The company grew to 17 employees, including Christopher, Geri and Abraham, for the most part based in the UK. Christopher runs commercial, but he can’t help but spend time with different parts of Qriously throughout the week.
“I don’t like routine. I’m an eternal seeker of novelty, and I’m addicted to progress and things getting better. Routine for me is really boring and somehow stops me thinking about stuff,” he says.
When I ask what the Qriously team was thinking about when they entered into talks with Brandwatch, Christopher takes things back to the nature of the offering he helped to build.
“Research is all about trying to understand what people think and to try, at a very abstract level, to predict meaningful human behaviour. And when you’re using surveys you realise that that method alone has certain shortcomings. People don’t always do what they say.”
Qriously removes many of the biases that might hinder traditional forms of surveying different groups, but he says there are still inherent limitations to the question-answer type of approach.

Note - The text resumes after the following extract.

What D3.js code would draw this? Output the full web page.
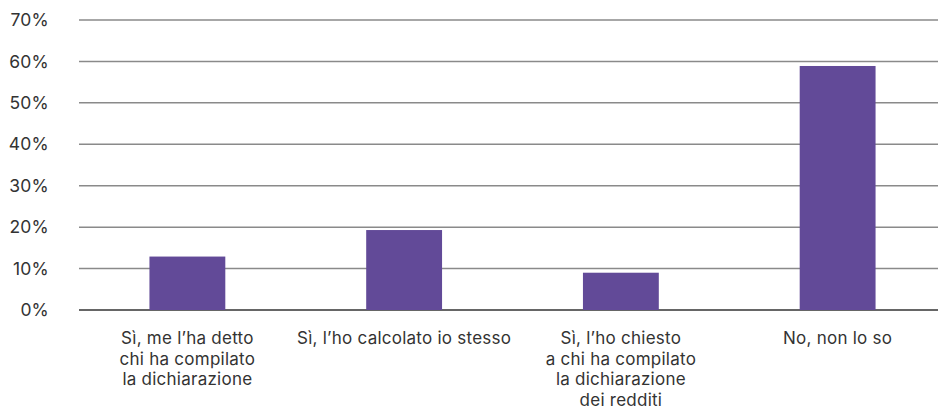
<!DOCTYPE html>
<html><head><meta charset="utf-8">
<script src="https://cdn.jsdelivr.net/npm/d3@7"></script>
<style>body{margin:0;background:#fff;} svg{display:block;font-family:Inter,"Noto Sans",sans-serif;}</style>
</head><body>
<svg id="c" width="938" height="409"></svg>
<script>
const categories = [
  ["Sì, me l’ha detto","chi ha compilato","la dichiarazione"],
  ["Sì, l’ho calcolato io stesso"],
  ["Sì, l’ho chiesto","a chi ha compilato","la dichiarazione","dei redditi"],
  ["No, non lo so"]
];
const values = [12.9, 19.3, 9.0, 58.9];
const yTicks = [0,10,20,30,40,50,60,70];

const svg = d3.select("#c");
const x = d3.scaleBand().domain(d3.range(categories.length)).range([79, 946]).paddingInner(0.65).paddingOuter(0.325);
const y = d3.scaleLinear().domain([0,70]).range([310, 20]);

// gridlines
svg.append("g").selectAll("line").data(yTicks).join("line")
  .attr("x1", 79).attr("x2", 938)
  .attr("y1", d => y(d)).attr("y2", d => y(d))
  .attr("stroke", d => d === 0 ? "#333" : "#8a8a8a").attr("stroke-width", 1.5);

// y labels
svg.append("g").selectAll("text").data(yTicks).join("text")
  .attr("x", 49).attr("y", d => y(d)).attr("dy", "0.35em")
  .attr("text-anchor", "end").attr("font-size", 17.5).attr("fill", "#333")
  .attr("letter-spacing", 0.2)
  .text(d => d + "%");

// bars
svg.append("g").selectAll("rect").data(values).join("rect")
  .attr("x", (d,i) => x(i)).attr("width", x.bandwidth())
  .attr("y", d => y(d)).attr("height", d => y(0) - y(d))
  .attr("fill", "#624a98");

// x labels
const lab = svg.append("g").selectAll("text").data(categories).join("text")
  .attr("x", (d,i) => x(i) + x.bandwidth()/2).attr("y", 344)
  .attr("text-anchor", "middle").attr("font-size", 17).attr("fill", "#333")
  .attr("letter-spacing", 0.25);
lab.selectAll("tspan").data(d => d).join("tspan")
  .attr("x", function(){ return this.parentNode.getAttribute("x"); })
  .attr("dy", (d,i) => i === 0 ? 0 : 20.6)
  .text(d => d);
</script>
</body></html>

“We always thought ‘wouldn’t it be cool if we had different sources of data?’ If we were trying to come up with the ultimate research method without any prior knowledge of how it’s done now, what would that method look like? We always believed as the founders that it would be some combination of our data and what people would naturally say – prompted and unprompted.”
And so, in early 2019, Qriously joined the Brandwatch family.
“If we had just continued to fundraise we’d be stuck in the survey space. But if we can combine our method with Brandwatch’s method and our data with Brandwatch’s data then we can build the ultimate tool that we set out to build in the very beginning,” Christopher says.
“Market research is a huge market and it’s hilariously undisrupted. If we can understand what people really think, which is what market research is at its core, and get it that much faster, organizations will be able to make bolder, more informed decisions at a speed that fits business needs as opposed to vendor limitations. Who doesn’t need that?”
Thanks so much to Christopher for chatting with the Brandwatch blog.